なお、控訴人は、被控訴人に不正行為があったとして解雇の意思表示を行っているけれども、これによって同人の取締役としての地位に変動をきたすいわれはなく、社員総会の決議によらず取締役を解任することができない(有限会社法三二条、商法二五七条一項)ことは当然である。

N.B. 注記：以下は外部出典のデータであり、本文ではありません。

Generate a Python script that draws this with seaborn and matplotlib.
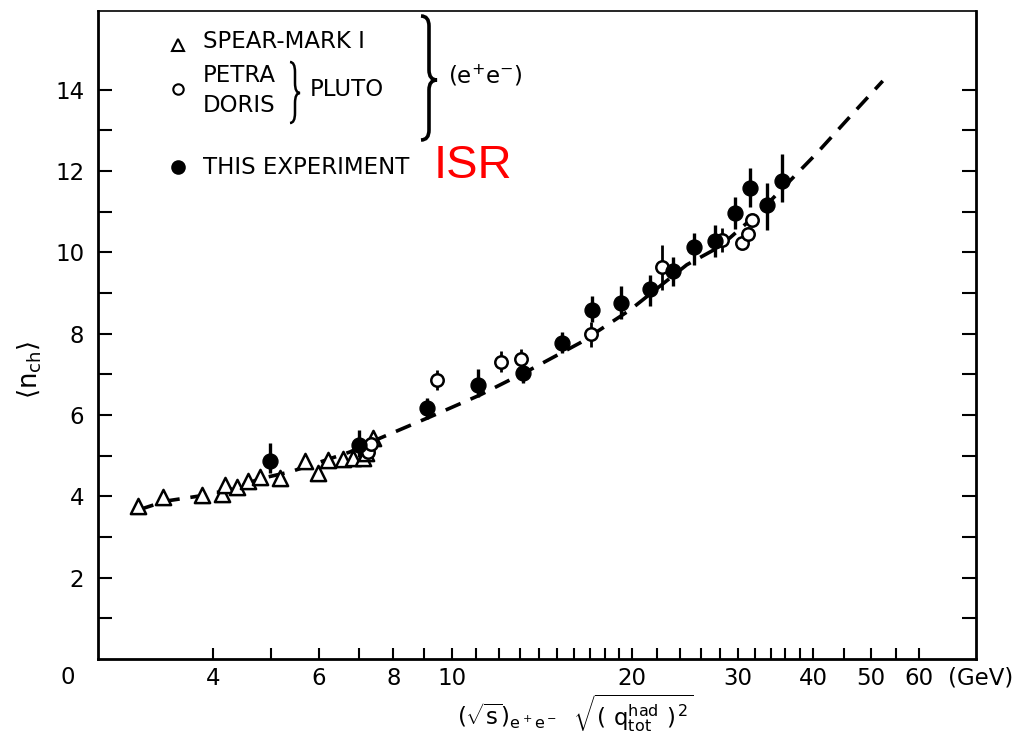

(二) しかしながら、現在両名の対立は根深く、意見の一致を見る余地はないのであるから、控訴人の業務執行は適法に行えない状態にあり、現在長崎が被控訴人を排除して独断で業務を執行していることは違法なものといわざるをえない。このような事態は、いずれかが他方を解任することができるのであれば解消するであろうが、控訴人の社員は長崎と被控訴人の二名であり、かつ、両名の有する出資口数は同数であるから、いずれもがそのような手段をとることは不可能である。また、社員総会を開催しても、議決権数が同数であるため、取締役の報酬(有限会社法三二条、商法二六九条)、計算書類の承認(同法四六条、商法二八三条一項)等、控訴人の重要事項を決定することもできない。しかも、控訴人は、その平成二年七月三一日時点における資産状況からして、被控訴人に対し、その利益金の中からは、昭和六三年四月以降の月額二八万円の報酬を支払うことができない状況にある。してみれば、控訴人は、その業務の執行上著しい難局に逢着し、回復すべからざる損害を生じ又は生ずるおそれがあるものといわなければならない。控訴人は、現在平穏かつ順調に営業行為を行っているから、著しい難局に逢着しているものとはいえないと主張するが、仮に営業が表面上順調であったとしても、被控訴人を排除してのことであるから、右主張は採用できない。
(三) また、前記のように、控訴人の社員は長崎と被控訴人の二名であり、かつ、両名の有する出資口数は同数であるから、取締役解任の訴え(有限会社法三一条ノ三)や代表訴訟(同法三一条)あるいは取締役の行為の差止請求(同法三一条ノ二)等法定の手続をもってしても、常時正常な業務の執行を確保するすべはなく、前記認定のような状況から脱却する方途を見出すことは困難である。してみれば、控訴人には、このままではその正常な運営を確保する方法はないものというべきであり、解散請求するにつきやむをえない事由があるものといわなければならない。
3. そうすると、被控訴人には、有限会社法七一条ノ二第一項一号所定の解散請求を認めるに足りる事由があるものというべく、本件解散請求は理由がある。
二、よって、被控訴人の本訴請求を認容した原判決は相当であり、本件控訴は理由がないから、これを棄却することとし、控訴費用の負担につき民訴法九五条、八九条を適用して、主文のとおり判決する。